Thursday, 20 September 2018

Select Committee on Finance, Public Expenditure and Reform, and Taoiseach

Taxation Agreements: Motions

10:20 am

Photo of Barry CowenBarry Cowen (Offaly, Fianna Fail) | Oireachtas source

I have a series of questions to put to the Minister on foot of his recommendation to the committee. Why does the new Ireland-Ghana tax treaty contain none of the provisions against treaty abuse agreed in 2015 by the OECD member states, including Ireland, which Ireland has committed to implementing?

In 2017, the finance ministry promised that Ireland would invite tax treaty partners that have not signed the OECD multilateral instrument to introduce anti-abuse measures unilaterally in their tax treaties with Ireland. Did the Government make such an offer to Ghana?
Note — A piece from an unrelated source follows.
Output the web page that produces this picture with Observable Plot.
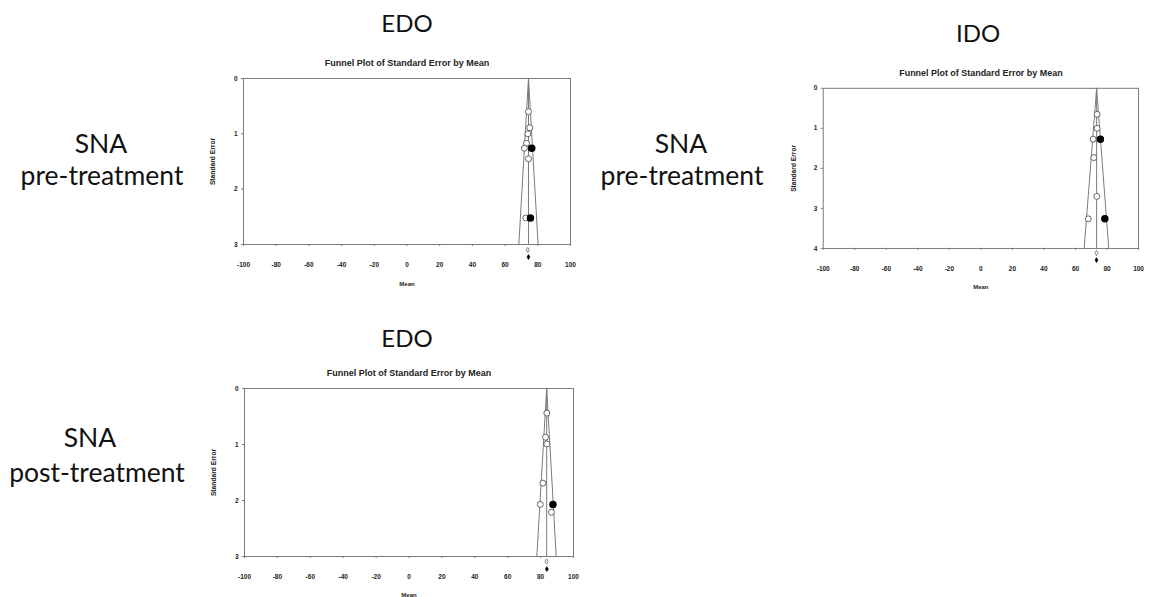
<!DOCTYPE html>
<html>
<head>
<meta charset="utf-8">
<script src="https://cdn.jsdelivr.net/npm/d3@7"></script>
<script src="https://cdn.jsdelivr.net/npm/@observablehq/plot@0.6"></script>
<style>
  html, body { margin: 0; padding: 0; background: #fff; }
  #root { position: relative; width: 1150px; height: 597px; overflow: hidden; background: #fff; }
  #root > svg, #root > .panel { position: absolute; }
</style>
</head>
<body>
<div id="root"></div>
<script>
// ---------- data ----------
const xTicks = [-100, -80, -60, -40, -20, 0, 20, 40, 60, 80, 100];
const chartTitle = "Funnel Plot of Standard Error by Mean";
const xLabel = "Mean";
const yLabel = "Standard Error";

// Panel A: EDO, SNA pre-treatment
const edoPreObsMean = [74.3, 75.1, 73.9, 73.1, 71.8, 74.3, 72.7];
const edoPreObsSE   = [0.60, 0.89, 1.00, 1.17, 1.26, 1.45, 2.52];
const edoPreImpMean = [76.3, 75.5];
const edoPreImpSE   = [1.26, 2.52];
const edoPreSummary = {observed: 73.9, adjusted: 74.3};
const edoPreFunnel  = {mean: 74.3, lo: 68.4, hi: 80.2, seMax: 3};
const edoPreYTicks  = [0, 1, 2, 3];

// Panel B: IDO, SNA pre-treatment
const idoPreObsMean = [73.7, 73.7, 71.2, 71.6, 73.5, 68.1];
const idoPreObsSE   = [0.65, 1.00, 1.27, 1.73, 2.70, 3.26];
const idoPreImpMean = [75.8, 78.6];
const idoPreImpSE   = [1.27, 3.26];
const idoPreSummary = {observed: 73.3, adjusted: 73.3};
const idoPreFunnel  = {mean: 73.4, lo: 65.5, hi: 81.1, seMax: 4};
const idoPreYTicks  = [0, 1, 2, 3, 4];

// Panel C: EDO, SNA post-treatment
const edoPostObsMean = [83.8, 83.0, 83.8, 81.4, 79.8, 86.6];
const edoPostObsSE   = [0.44, 0.87, 0.99, 1.69, 2.07, 2.21];
const edoPostImpMean = [87.5];
const edoPostImpSE   = [2.07];
const edoPostSummary = {observed: 83.6, adjusted: 83.8};
const edoPostFunnel  = {mean: 83.7, lo: 77.7, hi: 89.5, seMax: 3};
const edoPostYTicks  = [0, 1, 2, 3];

// Big labels
const columnLabels = ["EDO", "IDO", "EDO"];
const rowLabelsA = ["SNA", "pre-treatment"];
const rowLabelsB = ["SNA", "pre-treatment"];
const rowLabelsC = ["SNA", "post-treatment"];

// ---------- layout ----------
const root = document.getElementById("root");
const M = {top: 34, left: 48, right: 12, bottom: 52};
const lineColor = "#7a7a7a";

function panel(cfg) {
  const obs = cfg.obsMean.map((m, i) => ({mean: m, se: cfg.obsSE[i]}));
  const imp = cfg.impMean.map((m, i) => ({mean: m, se: cfg.impSE[i]}));
  const f = cfg.funnel;
  const leftEdge  = [{mean: f.mean, se: 0}, {mean: f.lo, se: f.seMax}];
  const rightEdge = [{mean: f.mean, se: 0}, {mean: f.hi, se: f.seMax}];
  const chart = Plot.plot({
    width: M.left + cfg.w + M.right,
    height: M.top + cfg.h + M.bottom,
    marginTop: M.top, marginLeft: M.left, marginRight: M.right, marginBottom: M.bottom,
    style: {fontFamily: "Liberation Sans, Arial, sans-serif", fontWeight: "bold", fontSize: "6.5px", color: "#222", background: "transparent", overflow: "visible"},
    x: {domain: [-100, 100]},
    y: {domain: [0, f.seMax], reverse: true},
    marks: [
      Plot.frame({stroke: lineColor, strokeWidth: 1}),
      Plot.axisX({ticks: xTicks, tickSize: 2, tickPadding: 16, tickFormat: d => String(d), label: null, stroke: lineColor, fill: "#222", fontWeight: "bold"}),
      Plot.axisY({ticks: cfg.yTicks, tickSize: 2, tickPadding: 4, tickFormat: d => String(d), label: null, stroke: lineColor, fill: "#222", fontWeight: "bold"}),
      Plot.line(leftEdge, {x: "mean", y: "se", stroke: lineColor, strokeWidth: 1}),
      Plot.line(rightEdge, {x: "mean", y: "se", stroke: lineColor, strokeWidth: 1}),
      Plot.ruleX([f.mean], {y1: 0, y2: f.seMax, stroke: lineColor, strokeWidth: 1}),
      Plot.dot(obs, {x: "mean", y: "se", r: 3, stroke: "#555", strokeWidth: 0.9, fill: "white"}),
      Plot.dot(imp, {x: "mean", y: "se", r: 3, stroke: "#000", fill: "#000"}),
      Plot.dot([cfg.summary.observed], {x: d => d, y: () => f.seMax, dy: cfg.dDy[0], symbol: "diamond", r: 1.6, stroke: "#555", strokeWidth: 0.7, fill: "white"}),
      Plot.dot([cfg.summary.adjusted], {x: d => d, y: () => f.seMax, dy: cfg.dDy[1], symbol: "diamond", r: 1.5, stroke: "#000", strokeWidth: 0.7, fill: "#000"}),
      Plot.text([chartTitle], {frameAnchor: "top", lineAnchor: "middle", dy: cfg.titleDy, fontSize: 9, fontWeight: "bold", fill: "#222"}),
      Plot.text([xLabel], {frameAnchor: "bottom", lineAnchor: "middle", dy: cfg.meanDy, fontSize: 6, fontWeight: "bold", fill: "#222"}),
      Plot.text([yLabel], {frameAnchor: "left", textAnchor: "middle", lineAnchor: "middle", dx: cfg.seDx, rotate: -90, fontSize: 6.7, fontWeight: "bold", fill: "#222"})
    ]
  });
  const wrap = document.createElement("div");
  wrap.className = "panel";
  wrap.style.left = (cfg.left - M.left) + "px";
  wrap.style.top = (cfg.top - M.top) + "px";
  wrap.appendChild(chart);
  root.appendChild(wrap);
}

panel({left: 243, top: 78, w: 327, h: 166, obsMean: edoPreObsMean, obsSE: edoPreObsSE, impMean: edoPreImpMean, impSE: edoPreImpSE,
       summary: edoPreSummary, funnel: edoPreFunnel, yTicks: edoPreYTicks, dDy: [5.5, 12.5], titleDy: -15, meanDy: 40, seDx: -31});
panel({left: 823, top: 88, w: 317, h: 161, obsMean: idoPreObsMean, obsSE: idoPreObsSE, impMean: idoPreImpMean, impSE: idoPreImpSE,
       summary: idoPreSummary, funnel: idoPreFunnel, yTicks: idoPreYTicks, dDy: [4.5, 11.7], titleDy: -15, meanDy: 39, seDx: -30});
panel({left: 244, top: 388, w: 329, h: 168, obsMean: edoPostObsMean, obsSE: edoPostObsSE, impMean: edoPostImpMean, impSE: edoPostImpSE,
       summary: edoPostSummary, funnel: edoPostFunnel, yTicks: edoPostYTicks, dDy: [5, 12.6], titleDy: -15.5, meanDy: 39, seDx: -31});

// Big labels overlay
const svg = d3.select(root).insert("svg", ":first-child")
  .attr("width", 1150).attr("height", 597)
  .style("left", "0px").style("top", "0px")
  .style("font-family", "Lato, 'Open Sans', sans-serif")
  .style("fill", "#111");
const bigText = [
  {t: columnLabels[0], x: 407, y: 32, s: 24},
  {t: columnLabels[1], x: 978, y: 42, s: 24},
  {t: columnLabels[2], x: 407, y: 347, s: 24},
  {t: rowLabelsA[0], x: 101, y: 153, s: 26.5},
  {t: rowLabelsA[1], x: 102, y: 185, s: 26.5},
  {t: rowLabelsB[0], x: 681, y: 153, s: 26.5},
  {t: rowLabelsB[1], x: 682, y: 185, s: 26.5},
  {t: rowLabelsC[0], x: 90, y: 447, s: 26.5},
  {t: rowLabelsC[1], x: 97, y: 482, s: 26.5}
];
svg.selectAll("text").data(bigText).join("text")
  .attr("x", d => d.x).attr("y", d => d.y)
  .attr("text-anchor", "middle")
  .style("font-size", d => d.s + "px")
  .text(d => d.t);
</script>
</body>
</html>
If so, why did Ghana decline this offer? If not, why?

What assessment has the Department or Revenue made on the likely spillover effects of the new Ireland-Ghana tax treaty on Ghana's taxing rights and tax revenues in line with the 2015 spillover exercise?

Was the most favoured nation clause in the protocol to the treaty committing Ghana to lowering withholding tax rates for Ireland to match any subsequent rate reductions agreed with future treaty partners included at Ireland's or Ghana's request?

Why does the treaty not permit Ghana to tax capital gains from sales of shares in Irish holding companies deriving their value from moveable assets in Ghana as both the UN tax committee and the IMF have recommended?

Ministers have told the Oireachtas that double tax treaties are beneficial to all sides because they facilitate trade and investment, and yet internal papers that Irish officials prepared in 2012 for cross-Government discussions of the Ghana and Botswana tax treaty negotiations released recently under the freedom of information, FOI, laws admit that when treaties are concluded with developing countries, there is little clear evidence about whether tax treaties boost investment at all, stating that recent empirical literature has been inconclusive in estimating the effect of double tax agreements on the foreign direct investment, FDI, of developing countries. What does the Government think about this contradiction? Will the Minister of State inform us on that point.

Those same internal Government papers also state that tax treaties based on the OECD model which Ireland favours cause capital flows from developing to developed nations and that such treaties allow taxpayers to channel money between jurisdictions to minimise tax payable, particularly if withholding taxes are minimised to encourage investment, a practice which would clearly not be encouraged in relation to developing nations, and yet the new Ireland-Ghana halves Ghanaian withholding taxes on technical service fees and royalties. Why were these international development concerns apparently ignored during the treaty negotiations?